PROBLEM
Copy, exactly as written, the lines that begin at the one containing "Rebuild this chart" and end at the one containing "const ticksA = [10, 15, 20, 25, 30];". Skip any pictures in the data below.

DATASET EXTRACT
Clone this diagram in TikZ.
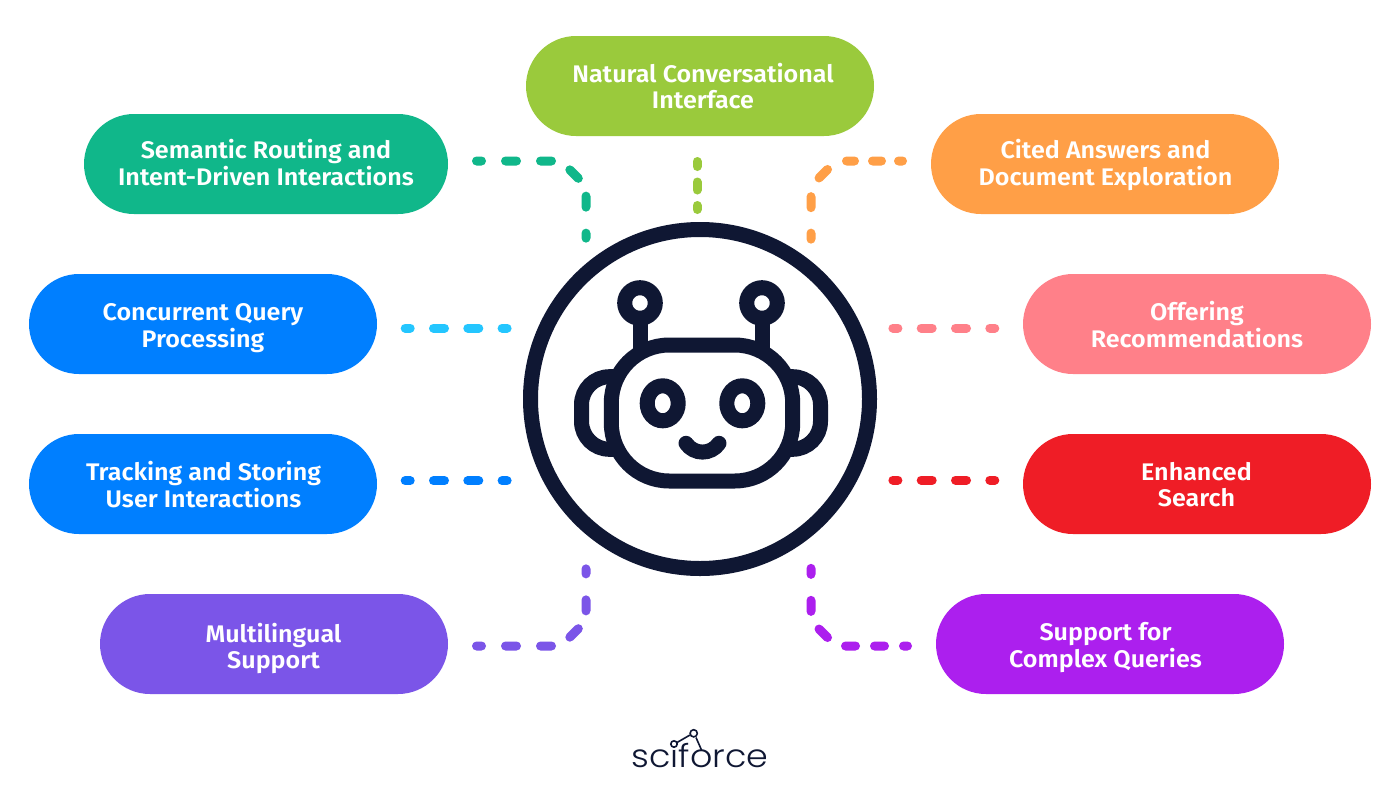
\documentclass[tikz,border=0pt]{standalone}
\usepackage{fontspec}
\setmainfont{Fira Sans}
\newfontfamily\labelfont[FakeStretch=1.045]{Fira Sans SemiBold}
\newfontfamily\logofont[FakeStretch=1.09]{Poppins Light}
\definecolor{ink}{HTML}{0F1733}
\definecolor{cLime}{HTML}{9ACA3C}
\definecolor{cTeal}{HTML}{10B78A}
\definecolor{cOrange}{HTML}{FF9F47}
\definecolor{cBlue}{HTML}{007FFF}
\definecolor{cCyan}{HTML}{24C6FF}
\definecolor{cPink}{HTML}{FF8089}
\definecolor{cRed}{HTML}{EF1D26}
\definecolor{cIndigo}{HTML}{7B55E8}
\definecolor{cViolet}{HTML}{AC1FEE}
% two centred lines whose first baseline is a fixed distance above the pill's centre
\newcommand{\pilltext}[4]{\makebox[0pt][c]{\hspace*{#1}\raisebox{#2}[0pt][0pt]{\begin{tabular}[t]{@{}c@{}}#3\\#4\end{tabular}}}}
\tikzset{
  pill/.style={rectangle,rounded corners=50pt,minimum height=100pt,inner sep=0pt,outer sep=0pt,
    text=white,font=\labelfont\fontsize{24}{26}\selectfont},
  link/.style={line width=9pt,line cap=round},
  strokeink/.style={draw=ink,line width=15pt},
  dashA/.style={dash pattern=on 5pt off 24pt on 11pt off 24pt on 11pt off 22pt on 12pt off 21pt on 11pt off 26pt on 5pt},
  dashRow/.style={dash pattern=on 5pt off 23.3pt on 11pt off 23.3pt on 11pt off 23.3pt on 5pt},
}
\begin{document}
\begin{tikzpicture}[x=1pt,y=-1pt]
\useasboundingbox (0,0) rectangle (1400,809);
\fill[white] (0,0) rectangle (1400,809);

% feature pills
\node[pill,fill=cLime,minimum width=348pt] (natural) at (700,86) {\pilltext{6pt}{4pt}{Natural Conversational}{Interface}};
\node[pill,fill=cTeal,minimum width=364pt] (semantic) at (266,164) {\pilltext{0pt}{5.8pt}{Semantic Routing and}{Intent-Driven Interactions}};
\node[pill,fill=cOrange,minimum width=348pt] (cited) at (1105,164) {\pilltext{1pt}{5.8pt}{Cited Answers and}{Document Exploration}};
\node[pill,fill=cBlue,minimum width=348pt] (concurrent) at (203,324) {\pilltext{0pt}{3.8pt}{Concurrent Query}{Processing}};
\node[pill,fill=cPink,minimum width=348pt] (offering) at (1197,324) {\pilltext{0pt}{3.8pt}{Offering}{Recommendations}};
\node[pill,fill=cBlue,minimum width=348pt] (tracking) at (203,484) {\pilltext{1pt}{3.8pt}{Tracking and Storing}{User Interactions}};
\node[pill,fill=cRed,minimum width=348pt] (enhanced) at (1197,484) {\pilltext{-1pt}{3.8pt}{Enhanced}{Search}};
\node[pill,fill=cIndigo,minimum width=348pt] (multi) at (274,644) {\pilltext{-1pt}{1.8pt}{Multilingual}{Support}};
\node[pill,fill=cViolet,minimum width=348pt] (complex) at (1110,644) {\pilltext{-9pt}{3.8pt}{Support for}{Complex Queries}};

% central ring
\node[circle,draw=ink,line width=15pt,minimum size=339pt,inner sep=0pt,fill=white] (hub) at (700,399) {};

% bend points of the elbow links
\coordinate (tealA) at (561,161);
\coordinate (tealB) at (586,186);
\coordinate (orangeA) at (836,161);
\coordinate (orangeB) at (811,186);
\coordinate (indigoA) at (561,646);
\coordinate (indigoB) at (586,621);
\coordinate (violetA) at (836,646);
\coordinate (violetB) at (811,621);
% start points beside the pills
\coordinate (limeS) at ([xshift=-3pt]natural.south);
\coordinate (cyanS) at ([yshift=-4pt]concurrent.east);
\coordinate (pinkS) at ([yshift=-4pt]offering.west);
\coordinate (blueS) at ([yshift=3.3pt]tracking.east);
\coordinate (redS) at ([yshift=4pt]enhanced.west);

% dashed links from the pills to the ring
\draw[link,cLime,dash pattern=on 5pt off 15.5pt on 8pt off 15.5pt on 4pt,shorten <=25.5pt,shorten >=12.5pt]
  (limeS) -- (limeS |- hub.north);
\draw[link,cTeal,dashA,shorten <=28.5pt,shorten >=25.1pt]
  ([yshift=3pt]semantic.east) -- (tealA) -- (tealB) -- (tealB |- hub.130.1);
\draw[link,cOrange,dash pattern=on 4pt off 17pt on 9pt off 18pt on 8pt off 22.5pt on 12pt off 22pt on 11pt off 25.5pt on 6pt,shorten <=28.5pt,shorten >=22.3pt]
  ([yshift=3pt]cited.west) -- (orangeA) -- (orangeB) -- (orangeB |- hub.51.2);
\draw[link,cCyan,dashRow,shorten <=28.2pt,shorten >=30.1pt]
  (cyanS) -- (cyanS -| hub.156.3);
\draw[link,cPink,dashRow,shorten <=28.2pt,shorten >=29.9pt]
  (pinkS) -- (pinkS -| hub.23.66);
\draw[link,cBlue,dashRow,shorten <=28.2pt,shorten >=35.2pt]
  (blueS) -- (blueS -| hub.-152.5);
\draw[link,cRed,dashRow,shorten <=28.2pt,shorten >=34.6pt]
  (redS) -- (redS -| hub.-27.2);
\draw[link,cIndigo,dashA,shorten <=28.5pt,shorten >=34.1pt]
  ([yshift=-2pt]multi.east) -- (indigoA) -- (indigoB) -- (indigoB |- hub.-130.1);
\draw[link,cViolet,dash pattern=on 4pt off 19pt on 10pt off 19pt on 10pt off 21.5pt on 12pt off 21pt on 11pt off 26pt on 6pt,shorten <=28.5pt,shorten >=31.6pt]
  ([yshift=-2pt]complex.west) -- (violetA) -- (violetB) -- (violetB |- hub.-51.2);

% robot: ears behind the head
\draw[strokeink,rounded corners=28pt] (622,376.7) -- (581.5,376.7) -- (581.5,449.3) -- (622,449.3);
\draw[strokeink,rounded corners=28pt] (782,376.7) -- (820.5,376.7) -- (820.5,449.3) -- (782,449.3);
% antennae
\draw[strokeink] (640,318) -- (640,352);
\draw[strokeink] (762,318) -- (762,352);
\draw[strokeink] (640,303) circle[radius=15.3];
\draw[strokeink] (762,303) circle[radius=15.3];
% head
\draw[strokeink,fill=white,rounded corners=58pt] (611.3,345) rectangle (792.7,481);
% eyes
\draw[strokeink] (662.7,403.3) ellipse[x radius=15.5,y radius=17.5];
\draw[strokeink] (742.3,403.3) ellipse[x radius=15.5,y radius=17.5];
% smile
\draw[strokeink,line cap=round] (686,443.3) .. controls (694,455) and (711,455) .. (719,443.3);

% logo
\node[inner sep=0pt,anchor=base,text=ink,font=\logofont\fontsize{32}{32}\selectfont] (logo) at (700,767) {sciforce};
\fill[white] (674,745) circle[radius=5];
\draw[ink,line width=1.6pt] (677,742.5) -- (690,735) (696,737.5) -- (701.5,750);
\draw[ink,line width=1.6pt] (674,744) circle[radius=3.2];
\draw[ink,line width=1.6pt] (693.7,733.3) circle[radius=3.6];
\end{tikzpicture}
\end{document}
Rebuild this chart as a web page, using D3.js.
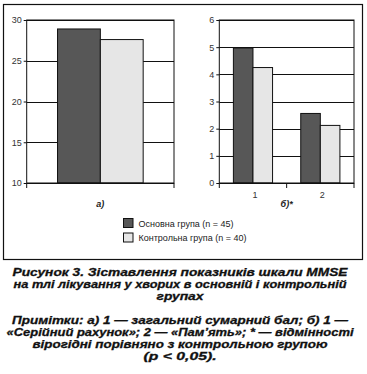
<!DOCTYPE html>
<html>
<head>
<meta charset="utf-8">
<script src="https://cdn.jsdelivr.net/npm/d3@7"></script>
<style>
  body { margin: 0; background: #fff; }
  svg { display: block; font-family: "Liberation Sans", Arial, sans-serif; }
</style>
</head>
<body>
<svg width="367" height="374"></svg>
<script>
// data
const groups = ["Основна група (n = 45)", "Контрольна група (n = 40)"];
const colors = ["#575757", "#e6e6e6"];

// панель а) — загальний сумарний бал
const catsA = ["1"];
const mainA = [28.9];
const controlA = [27.6];
const ticksA = [10, 15, 20, 25, 30];

// панель б) — «Серійний рахунок», «Пам'ять»
const catsB = ["1", "2"];
const mainB = [4.97, 2.56];
const controlB = [4.25, 2.12];
const ticksB = [0, 1, 2, 3, 4, 5, 6];

const caption = [
  "Рисунок 3. Зіставлення показників шкали MMSE",
  "на тлі лікування у хворих в основній і контрольній",
  "групах"
];
const notes = [
  "Примітки: а) 1 — загальний сумарний бал; б) 1 —",
  "«Серійний рахунок»; 2 — «Пам’ять»; * — відмінності",
  "вірогідні порівняно з контрольною групою",
  "(p < 0,05)."
];

const svg = d3.select("svg");

// outer frame
svg.append("rect")
  .attr("x", 3.5).attr("y", 4.5)
  .attr("width", 359).attr("height", 255)
  .attr("fill", "none").attr("stroke", "#111").attr("stroke-width", 1.2);

function panel(cats, main, control, ticks, left, right, label, showCats) {
  const top = 20, bottom = 183;
  const y = d3.scaleLinear().domain([ticks[0], ticks[ticks.length - 1]]).range([bottom, top]);
  const x0 = d3.scaleBand().domain(cats).range([left, right]);
  const x1 = d3.scaleBand().domain(groups).range([0, x0.bandwidth()]).paddingOuter(0.72);
  const g = svg.append("g");

  // gridlines
  g.selectAll(".grid").data(ticks).enter().append("line")
    .attr("x1", left).attr("x2", right)
    .attr("y1", d => Math.round(y(d)) + 0.5).attr("y2", d => Math.round(y(d)) + 0.5)
    .attr("stroke", "#111").attr("stroke-width", 1);

  // bars
  const rows = cats.map((c, i) => ({ c, vals: [main[i], control[i]] }));
  rows.forEach(r => {
    g.selectAll(null).data(r.vals).enter().append("rect")
      .attr("x", (d, j) => x0(r.c) + x1(groups[j]))
      .attr("y", d => y(d))
      .attr("width", x1.bandwidth())
      .attr("height", d => bottom - y(d))
      .attr("fill", (d, j) => colors[j])
      .attr("stroke", "#111").attr("stroke-width", 1);
  });

  // plot frame
  g.append("rect")
    .attr("x", left).attr("y", top)
    .attr("width", right - left).attr("height", bottom - top)
    .attr("fill", "none").attr("stroke", "#111").attr("stroke-width", 1);

  // y axis
  const ay = g.append("g").attr("transform", `translate(${left},0)`)
    .call(d3.axisLeft(y).tickValues(ticks).tickFormat(d3.format("d")).tickSize(3).tickPadding(2));
  ay.select(".domain").remove();
  ay.selectAll("line").attr("stroke", "#111");
  ay.selectAll("text").attr("font-size", 9).attr("fill", "#333");

  // x ticks at band edges
  const edges = cats.map(c => x0(c)).concat([right]);
  g.selectAll(".xt").data(edges).enter().append("line")
    .attr("x1", d => d).attr("x2", d => d)
    .attr("y1", bottom).attr("y2", bottom + 5)
    .attr("stroke", "#111");
  if (showCats) {
    g.selectAll(".xl").data(cats).enter().append("text")
      .attr("x", d => x0(d) + x0.bandwidth() / 2 + 2)
      .attr("y", 198)
      .attr("text-anchor", "middle")
      .attr("font-size", 9).attr("fill", "#333")
      .text(d => d);
  }
  g.append("text")
    .attr("x", (left + right) / 2 + 0)
    .attr("y", 207)
    .attr("text-anchor", "middle")
    .attr("font-size", 9).attr("font-weight", "bold").attr("font-style", "italic")
    .attr("fill", "#222")
    .text(label);
}

panel(catsA, mainA, controlA, ticksA, 26.7, 174, "а)", false);
panel(catsB, mainB, controlB, ticksB, 219.3, 354, "б)*", true);

// legend
const leg = svg.append("g").attr("transform", "translate(123.5,218.5)");
leg.selectAll("rect").data(groups).enter().append("rect")
  .attr("x", 0).attr("y", (d, i) => i * 14.5)
  .attr("width", 9.5).attr("height", 9)
  .attr("fill", (d, i) => colors[i])
  .attr("stroke", "#111").attr("stroke-width", 1);
leg.selectAll("text").data(groups).enter().append("text")
  .attr("x", 15).attr("y", (d, i) => i * 14.5 + 8)
  .attr("font-size", 9).attr("fill", "#222")
  .text(d => d);

// caption
const capWidths = [335, 333, 47];
const noteWidths = [336, 347, 295, 73];
function block(lines, widths, y0) {
  svg.append("g").selectAll("text").data(lines).enter().append("text")
    .attr("x", 180).attr("y", (d, i) => y0 + i * 12)
    .attr("text-anchor", "middle")
    .attr("font-size", 11).attr("font-weight", "bold").attr("font-style", "italic")
    .attr("fill", "#111").attr("stroke", "#111").attr("stroke-width", 0.3)
    .attr("textLength", (d, i) => widths[i])
    .attr("lengthAdjust", "spacingAndGlyphs")
    .text(d => d);
}
block(caption, capWidths, 276);
block(notes, noteWidths, 323.5);
</script>
</body>
</html>
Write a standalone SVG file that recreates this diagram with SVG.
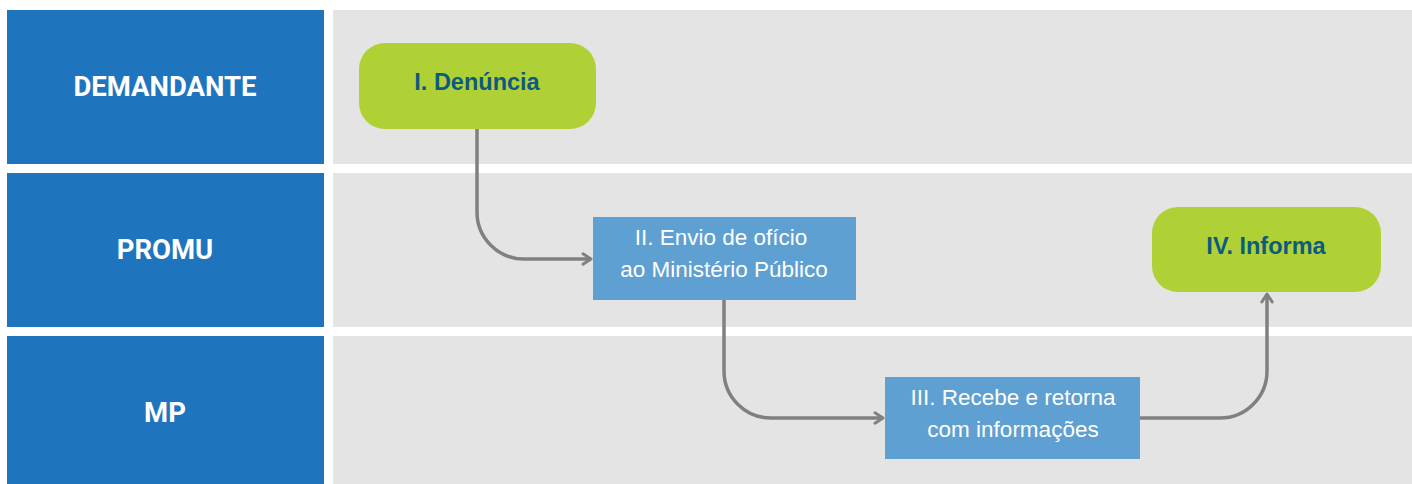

EXERCISE RESPONSE
Rebuild this chart as a web page, using D3.js.
<!DOCTYPE html>
<html>
<head>
<meta charset="utf-8">
<script src="https://cdn.jsdelivr.net/npm/d3@7"></script>
<style>
  body { margin: 0; background: #fff; }
  svg { display: block; font-family: "Liberation Sans", Arial, sans-serif; }
</style>
</head>
<body>
<svg width="367" height="374"></svg>
<script>
// data
const groups = ["Основна група (n = 45)", "Контрольна група (n = 40)"];
const colors = ["#575757", "#e6e6e6"];

// панель а) — загальний сумарний бал
const catsA = ["1"];
const mainA = [28.9];
const controlA = [27.6];
const ticksA = [10, 15, 20, 25, 30];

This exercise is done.